### [WHAT TO PRODUCE]
Write out the data below in full, unchanged, minus the images.
◇ ◇ ◇ ◇ ◇ ◇ ◇
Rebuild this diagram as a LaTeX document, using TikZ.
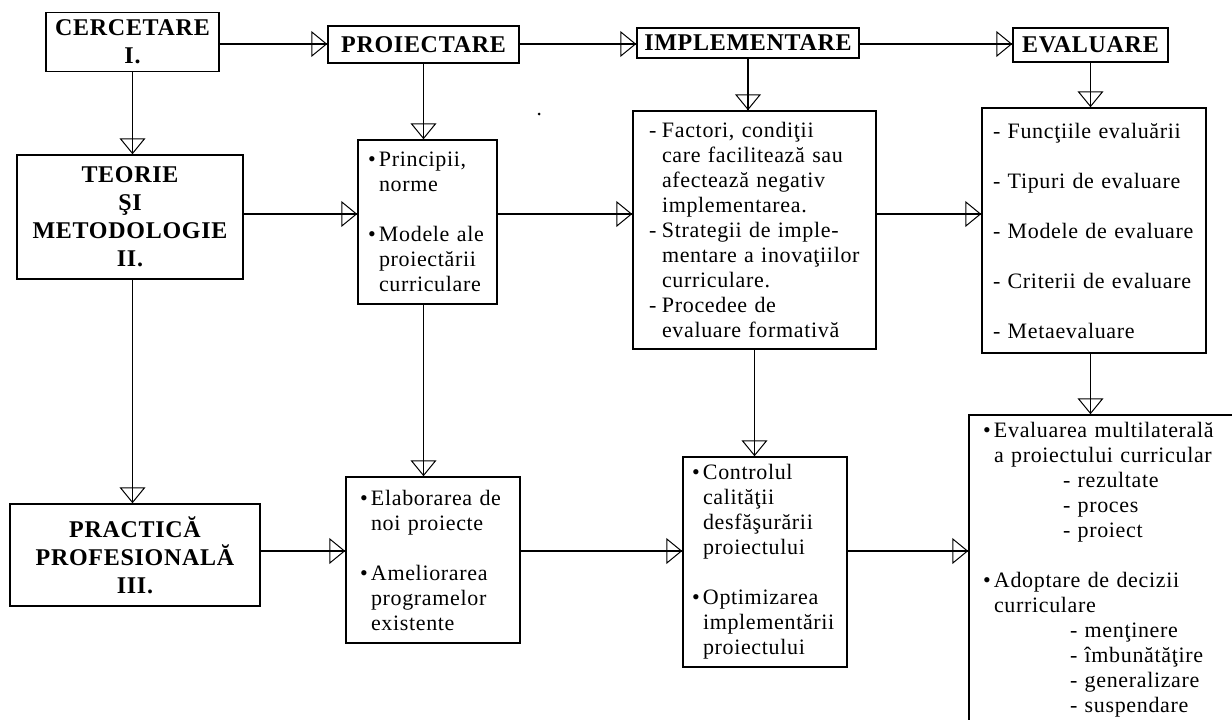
\documentclass[tikz,border=0pt]{standalone}
\usepackage{fontspec}
\setmainfont{Liberation Serif}[LetterSpace=3]
\usepackage{tikz}
\usetikzlibrary{arrows.meta, decorations.markings}
\tikzstyle{Arrow} = [
%open triangle tip on a line drawn up to the box:
line width=1.5pt,
decoration={
markings,
mark=at position 1 with {
\arrow[line width=1pt]{Triangle[open, length=16pt, width=26pt]}
}
},
preaction = {decorate}
]
\newcommand{\itm}{\makebox[11pt][l]{\textbullet}}
\newcommand{\dsh}{\makebox[13pt][l]{-}}

\begin{document}
\begin{tikzpicture}[x=1pt, y=-1pt,
			title/.style = {rectangle, draw, line width=1.5pt, inner sep=0pt, align=center, font=\fontsize{24}{28}\selectfont\bfseries},
			list/.style = {rectangle, draw, line width=1.5pt, inner sep=0pt, align=left, font=\fontsize{22}{25}\selectfont},
		]
		\useasboundingbox (0,0) rectangle (1232,720);
		\coordinate(R1) at (0,44);
		\coordinate(R2) at (0,214);
		\coordinate(R3) at (0,551);

		\node[title, minimum width=173, minimum height=59](CER) at (132.5,42){CERCETARE\\I.};
		\node[title, minimum width=191, minimum height=37](PRO) at (423.5,44.5){PROIECTARE};
		\node[title, minimum width=222, minimum height=30](IMP) at (748,43){IMPLEMENTARE};
		\node[title, minimum width=155, minimum height=34](EVA) at (1090.5,45){EVALUARE};

		\node[title, minimum width=226, minimum height=124](TEO) at (130,217){TEORIE\\ŞI\\METODOLOGIE\\II.};
		\node[list, minimum width=139, minimum height=164, text width=119](PRI) at (427.5,222){%
			\itm Principii,\\ \hspace*{11pt}norme\\[25pt]
			\itm Modele ale\\ \hspace*{11pt}proiectării\\ \hspace*{11pt}curriculare};
		\node[list, minimum width=243, minimum height=238, text width=211](FAC) at (754.5,230){%
			\dsh Factori, condiţii\\ \hspace*{13pt}care facilitează sau\\ \hspace*{13pt}afectează negativ\\ \hspace*{13pt}implementarea.\\
			\dsh Strategii de imple-\\ \hspace*{13pt}mentare a inovaţiilor\\ \hspace*{13pt}curriculare.\\
			\dsh Procedee de\\ \hspace*{13pt}evaluare formativă};
		\node[list, minimum width=224, minimum height=245, text width=202](FUN) at (1094,230.5){%
			- Funcţiile evaluării\\[25pt] - Tipuri de evaluare\\[25pt] - Modele de evaluare\\[25pt]
			- Criterii de evaluare\\[25pt] - Metaevaluare};

		\node[title, minimum width=250, minimum height=102](PRA) at (135,555){PRACTICĂ\\PROFESIONALĂ\\III.};
		\node[list, minimum width=174, minimum height=166, text width=146](ELA) at (433,560){%
			\itm Elaborarea de\\ \hspace*{11pt}noi proiecte\\[25pt]
			\itm Ameliorarea\\ \hspace*{11pt}programelor\\ \hspace*{11pt}existente};
		\node[list, minimum width=164, minimum height=210, text width=146](CON) at (765,562){%
			\itm Controlul\\ \hspace*{11pt}calităţii\\ \hspace*{11pt}desfăşurării\\ \hspace*{11pt}proiectului\\[25pt]
			\itm Optimizarea\\ \hspace*{11pt}implementării\\ \hspace*{11pt}proiectului};
		\node[list, minimum width=271, minimum height=310, text width=243](EVM) at (1104.5,570){%
			\itm Evaluarea multilaterală\\ \hspace*{11pt}a proiectului curricular\\
			\hspace*{80pt}- rezultate\\ \hspace*{80pt}- proces\\ \hspace*{80pt}- proiect\\[25pt]
			\itm Adoptare de decizii\\ \hspace*{11pt}curriculare\\
			\hspace*{87pt}- menţinere\\ \hspace*{87pt}- îmbunătăţire\\ \hspace*{87pt}- generalizare\\ \hspace*{87pt}- suspendare};

		\fill(539,114) circle (1.5pt);

		\draw[Arrow](CER.east |- R1)--(PRO.west |- R1);
		\draw[Arrow](PRO.east |- R1)--(IMP.west |- R1);
		\draw[Arrow](IMP.east |- R1)--(EVA.west |- R1);
		\draw[Arrow](TEO.east |- R2)--(PRI.west |- R2);
		\draw[Arrow](PRI.east |- R2)--(FAC.west |- R2);
		\draw[Arrow](FAC.east |- R2)--(FUN.west |- R2);
		\draw[Arrow](PRA.east |- R3)--(ELA.west |- R3);
		\draw[Arrow](ELA.east |- R3)--(CON.west |- R3);
		\draw[Arrow](CON.east |- R3)--(EVM.west |- R3);

		\draw[Arrow](CER.south)--(CER.south |- TEO.north);
		\draw[Arrow](CER.south |- TEO.south)--(CER.south |- PRA.north);
		\draw[Arrow](PRO.south)--(PRO.south |- PRI.north);
		\draw[Arrow](PRO.south |- PRI.south)--(PRO.south |- ELA.north);
		\draw[Arrow](IMP.south)--(IMP.south |- FAC.north);
		\draw[Arrow](FAC.south)--(FAC.south |- CON.north);
		\draw[Arrow](EVA.south)--(EVA.south |- FUN.north);
		\draw[Arrow](EVA.south |- FUN.south)--(EVA.south |- EVM.north);
	\end{tikzpicture}
\end{document}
◇ ◇ ◇ ◇ ◇ ◇ ◇
### [TASK SOLUTION]
Rebuild this diagram as a LaTeX document, using TikZ.
\documentclass[tikz,border=0pt]{standalone}
\usepackage{fontspec}
\setmainfont{Liberation Serif}[LetterSpace=3]
\usepackage{tikz}
\usetikzlibrary{arrows.meta, decorations.markings}
\tikzstyle{Arrow} = [
%open triangle tip on a line drawn up to the box:
line width=1.5pt,
decoration={
markings,
mark=at position 1 with {
\arrow[line width=1pt]{Triangle[open, length=16pt, width=26pt]}
}
},
preaction = {decorate}
]
\newcommand{\itm}{\makebox[11pt][l]{\textbullet}}
\newcommand{\dsh}{\makebox[13pt][l]{-}}

\begin{document}
\begin{tikzpicture}[x=1pt, y=-1pt,
			title/.style = {rectangle, draw, line width=1.5pt, inner sep=0pt, align=center, font=\fontsize{24}{28}\selectfont\bfseries},
			list/.style = {rectangle, draw, line width=1.5pt, inner sep=0pt, align=left, font=\fontsize{22}{25}\selectfont},
		]
		\useasboundingbox (0,0) rectangle (1232,720);
		\coordinate(R1) at (0,44);
		\coordinate(R2) at (0,214);
		\coordinate(R3) at (0,551);

		\node[title, minimum width=173, minimum height=59](CER) at (132.5,42){CERCETARE\\I.};
		\node[title, minimum width=191, minimum height=37](PRO) at (423.5,44.5){PROIECTARE};
		\node[title, minimum width=222, minimum height=30](IMP) at (748,43){IMPLEMENTARE};
		\node[title, minimum width=155, minimum height=34](EVA) at (1090.5,45){EVALUARE};

		\node[title, minimum width=226, minimum height=124](TEO) at (130,217){TEORIE\\ŞI\\METODOLOGIE\\II.};
		\node[list, minimum width=139, minimum height=164, text width=119](PRI) at (427.5,222){%
			\itm Principii,\\ \hspace*{11pt}norme\\[25pt]
			\itm Modele ale\\ \hspace*{11pt}proiectării\\ \hspace*{11pt}curriculare};
		\node[list, minimum width=243, minimum height=238, text width=211](FAC) at (754.5,230){%
			\dsh Factori, condiţii\\ \hspace*{13pt}care facilitează sau\\ \hspace*{13pt}afectează negativ\\ \hspace*{13pt}implementarea.\\
			\dsh Strategii de imple-\\ \hspace*{13pt}mentare a inovaţiilor\\ \hspace*{13pt}curriculare.\\
			\dsh Procedee de\\ \hspace*{13pt}evaluare formativă};
		\node[list, minimum width=224, minimum height=245, text width=202](FUN) at (1094,230.5){%
			- Funcţiile evaluării\\[25pt] - Tipuri de evaluare\\[25pt] - Modele de evaluare\\[25pt]
			- Criterii de evaluare\\[25pt] - Metaevaluare};

		\node[title, minimum width=250, minimum height=102](PRA) at (135,555){PRACTICĂ\\PROFESIONALĂ\\III.};
		\node[list, minimum width=174, minimum height=166, text width=146](ELA) at (433,560){%
			\itm Elaborarea de\\ \hspace*{11pt}noi proiecte\\[25pt]
			\itm Ameliorarea\\ \hspace*{11pt}programelor\\ \hspace*{11pt}existente};
		\node[list, minimum width=164, minimum height=210, text width=146](CON) at (765,562){%
			\itm Controlul\\ \hspace*{11pt}calităţii\\ \hspace*{11pt}desfăşurării\\ \hspace*{11pt}proiectului\\[25pt]
			\itm Optimizarea\\ \hspace*{11pt}implementării\\ \hspace*{11pt}proiectului};
		\node[list, minimum width=271, minimum height=310, text width=243](EVM) at (1104.5,570){%
			\itm Evaluarea multilaterală\\ \hspace*{11pt}a proiectului curricular\\
			\hspace*{80pt}- rezultate\\ \hspace*{80pt}- proces\\ \hspace*{80pt}- proiect\\[25pt]
			\itm Adoptare de decizii\\ \hspace*{11pt}curriculare\\
			\hspace*{87pt}- menţinere\\ \hspace*{87pt}- îmbunătăţire\\ \hspace*{87pt}- generalizare\\ \hspace*{87pt}- suspendare};

		\fill(539,114) circle (1.5pt);

		\draw[Arrow](CER.east |- R1)--(PRO.west |- R1);
		\draw[Arrow](PRO.east |- R1)--(IMP.west |- R1);
		\draw[Arrow](IMP.east |- R1)--(EVA.west |- R1);
		\draw[Arrow](TEO.east |- R2)--(PRI.west |- R2);
		\draw[Arrow](PRI.east |- R2)--(FAC.west |- R2);
		\draw[Arrow](FAC.east |- R2)--(FUN.west |- R2);
		\draw[Arrow](PRA.east |- R3)--(ELA.west |- R3);
		\draw[Arrow](ELA.east |- R3)--(CON.west |- R3);
		\draw[Arrow](CON.east |- R3)--(EVM.west |- R3);

		\draw[Arrow](CER.south)--(CER.south |- TEO.north);
		\draw[Arrow](CER.south |- TEO.south)--(CER.south |- PRA.north);
		\draw[Arrow](PRO.south)--(PRO.south |- PRI.north);
		\draw[Arrow](PRO.south |- PRI.south)--(PRO.south |- ELA.north);
		\draw[Arrow](IMP.south)--(IMP.south |- FAC.north);
		\draw[Arrow](FAC.south)--(FAC.south |- CON.north);
		\draw[Arrow](EVA.south)--(EVA.south |- FUN.north);
		\draw[Arrow](EVA.south |- FUN.south)--(EVA.south |- EVM.north);
	\end{tikzpicture}
\end{document}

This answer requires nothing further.